1.6 These test methods apply to soils that do not change significantly in volume during changes in volumetric water content or suction, or both (that is, expansive clays or collapsing soils). This implies that these methods should be used for sands, silts, and clays of low plasticity.
1.7 The methods apply only to soils containing two pore fluids: a gas and a liquid. The liquid is usually water and the gas is usually air. Other fluids may also be used if requested. Caution shall be exercised if the liquid being used causes shrinkage or swelling of the soil.
1.8 The units used in reporting shall be SI units in order to be consistent with the literature on water flow analyses in unsaturated soils. The hydraulic conductivity shall be reported in units of [m/s], the matric suction in units of [kPa], the volumetric water content in [m3/m3] or [%], and the degree of saturation in [m3/m3].
1.9 All observed and calculated values shall conform to the guide for significant digits and rounding established in Practice D6026. The procedures in Practice D6026 that are used to specify how data are collected, recorded, and calculated are regarded as the industry standard. In addition, they are representative of the significant digits that should generally be retained. The procedures do not consider material variation, purpose for obtaining the data, special purpose studies, or any considerations for the objectives of the user. Increasing or reducing the significant digits of reported data to be commensurate with these considerations is common practice. Consideration of the significant digits to be used in analysis methods for engineering design is beyond the scope of these test methods.
1.10 This standard does not purport to address all of the safety concerns, if any, associated with its use.

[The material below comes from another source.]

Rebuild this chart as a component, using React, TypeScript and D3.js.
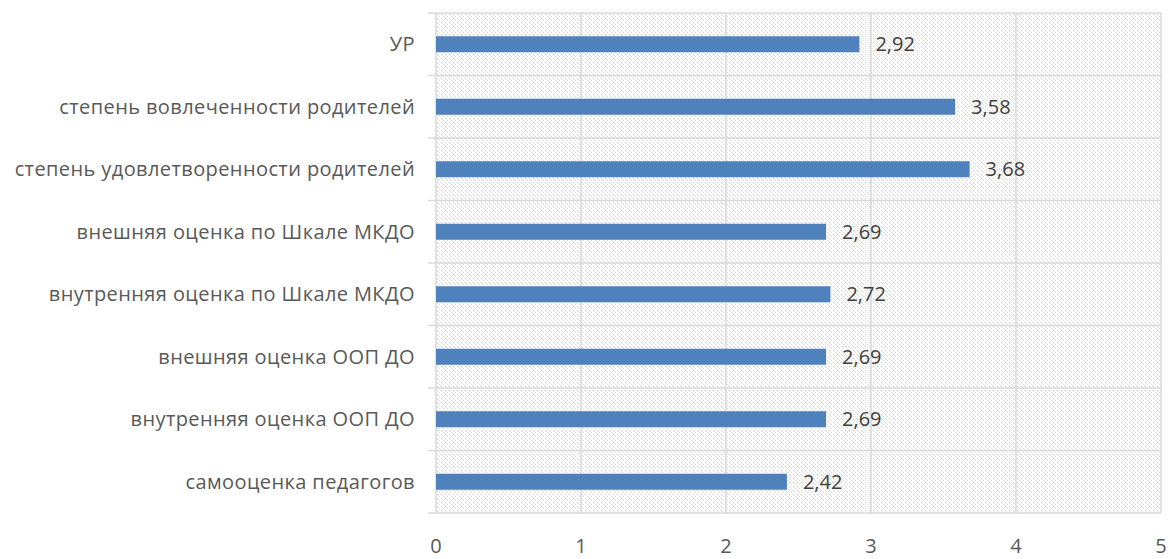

It is the responsibility of the user of this standard to establish appropriate safety, health, and environmental practices and determine the applicability of regulatory limitations prior to use.
1.11 This international standard was developed in accordance with internationally recognized principles on standardization established in the Decision on Principles for the Development of International Standards, Guides and Recommendations issued by the World Trade Organization Technical Barriers to Trade (TBT) Committee.